SET EXERCISE — Only lines holding the string "that" are wanted; copy each one from the material.

MATERIAL SUPPLIED —

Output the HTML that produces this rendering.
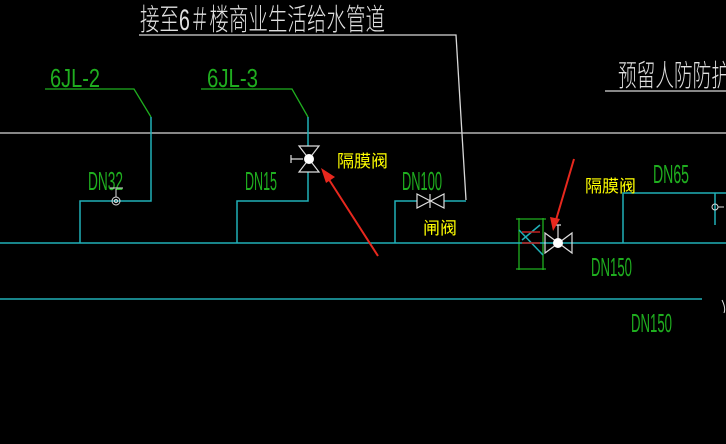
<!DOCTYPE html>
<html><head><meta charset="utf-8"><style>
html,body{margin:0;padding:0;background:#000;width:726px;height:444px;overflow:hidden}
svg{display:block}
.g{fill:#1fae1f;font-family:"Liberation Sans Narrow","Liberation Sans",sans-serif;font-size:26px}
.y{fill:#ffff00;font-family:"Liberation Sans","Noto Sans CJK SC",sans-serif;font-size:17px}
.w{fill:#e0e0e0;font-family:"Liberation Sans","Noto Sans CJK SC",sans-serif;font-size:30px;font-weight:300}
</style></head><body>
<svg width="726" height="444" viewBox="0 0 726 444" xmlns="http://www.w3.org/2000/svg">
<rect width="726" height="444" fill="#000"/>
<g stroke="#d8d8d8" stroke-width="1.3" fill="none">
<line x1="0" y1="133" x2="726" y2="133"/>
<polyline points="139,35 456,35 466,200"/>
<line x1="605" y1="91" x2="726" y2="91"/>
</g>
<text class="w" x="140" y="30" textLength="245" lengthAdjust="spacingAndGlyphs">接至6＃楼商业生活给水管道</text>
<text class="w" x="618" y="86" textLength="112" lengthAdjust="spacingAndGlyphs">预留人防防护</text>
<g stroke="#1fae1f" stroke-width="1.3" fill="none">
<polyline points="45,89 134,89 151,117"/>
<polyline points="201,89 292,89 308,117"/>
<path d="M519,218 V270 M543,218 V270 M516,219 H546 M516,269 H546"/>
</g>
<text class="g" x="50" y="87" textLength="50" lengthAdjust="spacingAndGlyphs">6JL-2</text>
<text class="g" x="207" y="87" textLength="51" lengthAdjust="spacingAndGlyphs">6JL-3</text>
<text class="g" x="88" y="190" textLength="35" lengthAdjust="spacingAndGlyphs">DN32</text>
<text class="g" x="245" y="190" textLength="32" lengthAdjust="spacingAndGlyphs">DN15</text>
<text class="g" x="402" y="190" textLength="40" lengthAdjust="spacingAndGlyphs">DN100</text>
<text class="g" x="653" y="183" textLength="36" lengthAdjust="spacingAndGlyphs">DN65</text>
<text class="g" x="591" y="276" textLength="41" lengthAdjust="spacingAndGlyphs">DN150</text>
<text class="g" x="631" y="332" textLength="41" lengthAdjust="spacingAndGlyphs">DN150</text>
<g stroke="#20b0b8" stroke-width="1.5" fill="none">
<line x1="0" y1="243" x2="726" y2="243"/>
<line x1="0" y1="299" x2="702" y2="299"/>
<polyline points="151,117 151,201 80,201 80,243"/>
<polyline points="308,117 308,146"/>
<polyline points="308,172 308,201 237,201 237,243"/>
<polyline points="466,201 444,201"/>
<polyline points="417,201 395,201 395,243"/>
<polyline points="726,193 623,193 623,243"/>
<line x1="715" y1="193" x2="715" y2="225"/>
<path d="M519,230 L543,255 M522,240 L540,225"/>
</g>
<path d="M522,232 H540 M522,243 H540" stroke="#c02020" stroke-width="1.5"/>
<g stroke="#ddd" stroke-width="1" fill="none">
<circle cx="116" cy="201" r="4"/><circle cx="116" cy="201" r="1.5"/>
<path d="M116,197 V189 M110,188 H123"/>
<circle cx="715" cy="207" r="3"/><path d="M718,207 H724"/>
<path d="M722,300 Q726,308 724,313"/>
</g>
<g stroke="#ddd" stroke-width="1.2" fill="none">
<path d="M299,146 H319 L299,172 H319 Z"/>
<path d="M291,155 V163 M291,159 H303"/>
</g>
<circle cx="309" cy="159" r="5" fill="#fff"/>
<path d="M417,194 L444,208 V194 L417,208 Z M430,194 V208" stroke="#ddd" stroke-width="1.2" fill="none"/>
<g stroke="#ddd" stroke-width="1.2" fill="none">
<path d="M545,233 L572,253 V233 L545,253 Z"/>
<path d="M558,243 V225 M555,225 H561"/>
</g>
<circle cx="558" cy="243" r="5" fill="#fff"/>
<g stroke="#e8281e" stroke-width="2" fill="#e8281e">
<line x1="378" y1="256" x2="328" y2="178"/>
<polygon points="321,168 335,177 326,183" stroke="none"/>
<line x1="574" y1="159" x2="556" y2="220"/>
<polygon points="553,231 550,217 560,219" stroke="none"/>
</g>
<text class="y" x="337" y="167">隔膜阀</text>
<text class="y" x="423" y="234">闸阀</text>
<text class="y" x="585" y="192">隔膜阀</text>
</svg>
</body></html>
...
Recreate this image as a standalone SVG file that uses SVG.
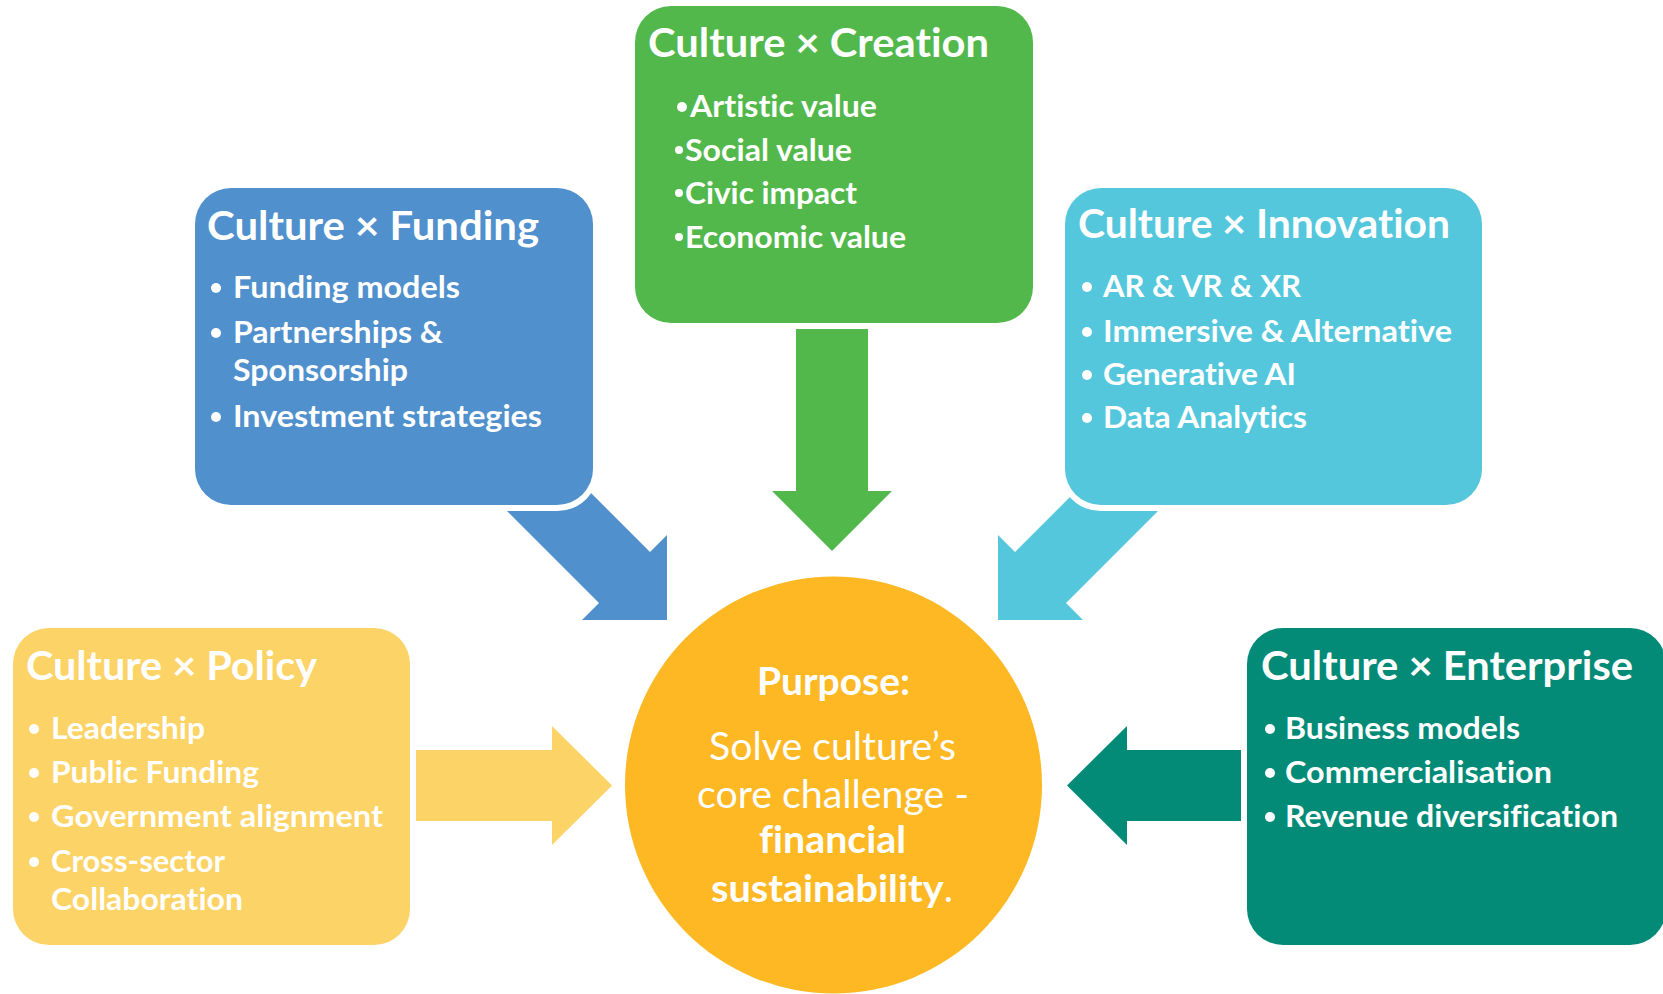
...
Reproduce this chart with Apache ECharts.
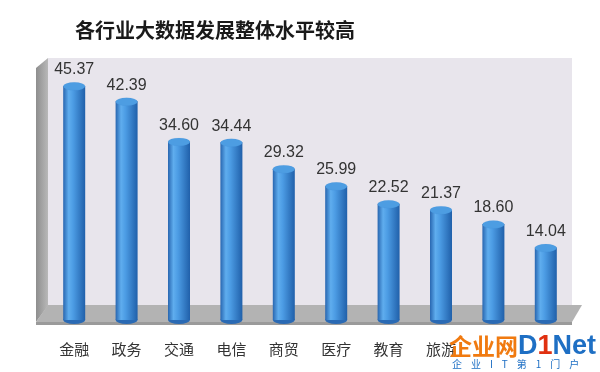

TASK RESPONSE —
Output the HTML that produces this rendering.
Recreate this image as a standalone SVG file that uses SVG.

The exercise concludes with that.